_Dataset entries_

※

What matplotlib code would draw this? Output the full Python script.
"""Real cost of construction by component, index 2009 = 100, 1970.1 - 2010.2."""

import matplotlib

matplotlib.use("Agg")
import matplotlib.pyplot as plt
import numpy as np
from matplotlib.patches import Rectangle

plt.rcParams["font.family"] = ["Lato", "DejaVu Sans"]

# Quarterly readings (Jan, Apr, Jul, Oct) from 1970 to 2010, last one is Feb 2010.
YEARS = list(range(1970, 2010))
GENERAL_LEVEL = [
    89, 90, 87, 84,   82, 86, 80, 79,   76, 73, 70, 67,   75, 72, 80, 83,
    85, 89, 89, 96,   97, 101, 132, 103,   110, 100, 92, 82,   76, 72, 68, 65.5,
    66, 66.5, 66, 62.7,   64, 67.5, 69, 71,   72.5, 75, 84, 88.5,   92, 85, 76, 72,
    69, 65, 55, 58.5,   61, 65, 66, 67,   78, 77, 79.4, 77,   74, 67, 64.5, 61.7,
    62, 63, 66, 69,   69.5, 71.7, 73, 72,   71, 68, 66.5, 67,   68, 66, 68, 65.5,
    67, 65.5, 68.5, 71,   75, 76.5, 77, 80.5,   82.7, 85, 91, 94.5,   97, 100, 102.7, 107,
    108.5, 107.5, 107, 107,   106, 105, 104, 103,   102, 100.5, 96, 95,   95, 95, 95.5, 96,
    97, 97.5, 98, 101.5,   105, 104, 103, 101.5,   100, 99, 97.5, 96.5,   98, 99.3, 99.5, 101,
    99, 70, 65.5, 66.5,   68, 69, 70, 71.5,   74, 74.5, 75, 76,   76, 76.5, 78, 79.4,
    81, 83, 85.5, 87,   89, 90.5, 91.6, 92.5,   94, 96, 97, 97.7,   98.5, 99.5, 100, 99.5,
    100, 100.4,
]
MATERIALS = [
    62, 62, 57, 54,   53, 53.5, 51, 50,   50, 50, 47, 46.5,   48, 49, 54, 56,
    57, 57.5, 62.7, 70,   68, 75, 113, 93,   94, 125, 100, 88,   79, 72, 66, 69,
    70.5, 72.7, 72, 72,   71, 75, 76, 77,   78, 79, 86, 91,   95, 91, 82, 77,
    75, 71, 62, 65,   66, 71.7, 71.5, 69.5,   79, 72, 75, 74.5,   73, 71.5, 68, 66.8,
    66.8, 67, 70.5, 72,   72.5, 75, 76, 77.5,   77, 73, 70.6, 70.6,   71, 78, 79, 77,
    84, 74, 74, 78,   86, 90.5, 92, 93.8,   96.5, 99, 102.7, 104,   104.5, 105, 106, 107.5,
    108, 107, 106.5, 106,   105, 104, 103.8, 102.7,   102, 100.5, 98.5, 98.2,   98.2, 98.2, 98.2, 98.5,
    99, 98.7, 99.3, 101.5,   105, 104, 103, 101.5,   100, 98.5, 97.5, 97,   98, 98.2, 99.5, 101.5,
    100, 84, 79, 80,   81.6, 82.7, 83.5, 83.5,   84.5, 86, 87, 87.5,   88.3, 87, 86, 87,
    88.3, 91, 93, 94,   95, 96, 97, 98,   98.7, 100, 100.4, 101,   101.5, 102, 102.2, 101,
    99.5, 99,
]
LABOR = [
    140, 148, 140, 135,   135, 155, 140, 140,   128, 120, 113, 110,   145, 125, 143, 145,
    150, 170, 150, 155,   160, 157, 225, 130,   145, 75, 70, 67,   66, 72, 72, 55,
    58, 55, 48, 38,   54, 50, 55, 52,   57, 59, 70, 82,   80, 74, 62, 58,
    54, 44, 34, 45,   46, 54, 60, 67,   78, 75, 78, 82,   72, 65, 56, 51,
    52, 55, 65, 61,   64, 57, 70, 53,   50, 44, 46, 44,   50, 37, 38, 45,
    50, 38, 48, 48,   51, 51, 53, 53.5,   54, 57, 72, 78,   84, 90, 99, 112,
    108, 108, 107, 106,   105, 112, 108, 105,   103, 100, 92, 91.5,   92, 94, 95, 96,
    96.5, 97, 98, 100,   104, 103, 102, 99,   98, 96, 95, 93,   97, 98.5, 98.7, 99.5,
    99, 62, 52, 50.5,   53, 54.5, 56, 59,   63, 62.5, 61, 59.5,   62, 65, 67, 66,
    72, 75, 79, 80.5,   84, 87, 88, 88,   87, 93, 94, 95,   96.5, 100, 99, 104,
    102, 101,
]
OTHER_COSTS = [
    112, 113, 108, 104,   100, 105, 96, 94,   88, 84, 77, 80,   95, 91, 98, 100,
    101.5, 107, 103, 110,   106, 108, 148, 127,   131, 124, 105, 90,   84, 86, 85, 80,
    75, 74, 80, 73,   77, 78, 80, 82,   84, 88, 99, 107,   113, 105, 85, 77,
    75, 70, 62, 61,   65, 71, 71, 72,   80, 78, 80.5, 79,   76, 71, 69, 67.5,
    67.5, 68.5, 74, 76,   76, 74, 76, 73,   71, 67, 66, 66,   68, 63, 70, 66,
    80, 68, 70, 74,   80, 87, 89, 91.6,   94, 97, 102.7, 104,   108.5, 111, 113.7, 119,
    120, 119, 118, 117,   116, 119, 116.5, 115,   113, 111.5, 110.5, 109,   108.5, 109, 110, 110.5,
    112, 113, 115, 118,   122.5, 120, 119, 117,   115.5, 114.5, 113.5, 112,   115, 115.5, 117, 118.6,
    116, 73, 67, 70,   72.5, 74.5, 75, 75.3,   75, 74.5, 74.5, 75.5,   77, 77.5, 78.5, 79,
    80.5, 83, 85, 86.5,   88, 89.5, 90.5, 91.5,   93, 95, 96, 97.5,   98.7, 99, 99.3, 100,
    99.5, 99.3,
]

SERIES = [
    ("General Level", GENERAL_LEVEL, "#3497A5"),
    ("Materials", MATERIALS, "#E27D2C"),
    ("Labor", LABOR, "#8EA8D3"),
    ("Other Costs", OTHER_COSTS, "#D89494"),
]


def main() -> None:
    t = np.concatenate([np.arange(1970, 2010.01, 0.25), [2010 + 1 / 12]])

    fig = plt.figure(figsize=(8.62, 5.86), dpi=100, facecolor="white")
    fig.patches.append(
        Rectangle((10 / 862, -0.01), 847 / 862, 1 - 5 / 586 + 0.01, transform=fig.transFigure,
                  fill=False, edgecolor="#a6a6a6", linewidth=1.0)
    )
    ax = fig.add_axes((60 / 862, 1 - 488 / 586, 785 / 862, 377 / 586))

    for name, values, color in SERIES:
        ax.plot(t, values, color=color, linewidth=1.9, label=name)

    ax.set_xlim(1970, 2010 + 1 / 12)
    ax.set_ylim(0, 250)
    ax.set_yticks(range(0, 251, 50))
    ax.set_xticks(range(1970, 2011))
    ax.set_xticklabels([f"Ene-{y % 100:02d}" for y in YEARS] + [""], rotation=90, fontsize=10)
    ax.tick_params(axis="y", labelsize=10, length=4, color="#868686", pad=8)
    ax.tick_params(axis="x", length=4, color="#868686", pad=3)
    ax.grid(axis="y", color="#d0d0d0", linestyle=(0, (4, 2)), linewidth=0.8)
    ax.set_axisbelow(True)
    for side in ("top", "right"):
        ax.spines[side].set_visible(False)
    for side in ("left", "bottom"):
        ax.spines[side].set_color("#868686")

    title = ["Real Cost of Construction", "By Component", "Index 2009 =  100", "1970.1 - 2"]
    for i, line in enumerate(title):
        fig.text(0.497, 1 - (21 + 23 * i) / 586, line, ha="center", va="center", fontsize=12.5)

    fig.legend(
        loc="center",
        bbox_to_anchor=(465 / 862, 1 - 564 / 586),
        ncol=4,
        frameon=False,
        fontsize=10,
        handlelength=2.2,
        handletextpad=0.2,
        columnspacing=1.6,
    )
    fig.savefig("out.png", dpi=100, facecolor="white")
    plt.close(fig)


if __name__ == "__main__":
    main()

※

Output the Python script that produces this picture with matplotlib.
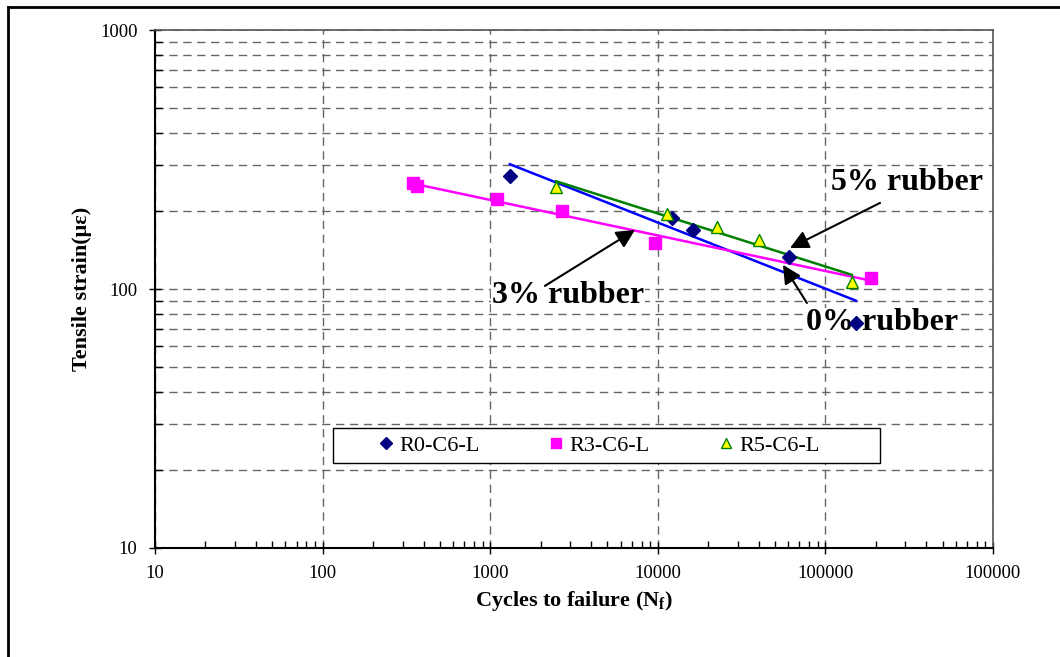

※

_Short problem_
Gather each line of the listing that holds the string "Python".

_Answer to the problem_
What matplotlib code would draw this? Output the full Python script.
Output the Python script that produces this picture with matplotlib.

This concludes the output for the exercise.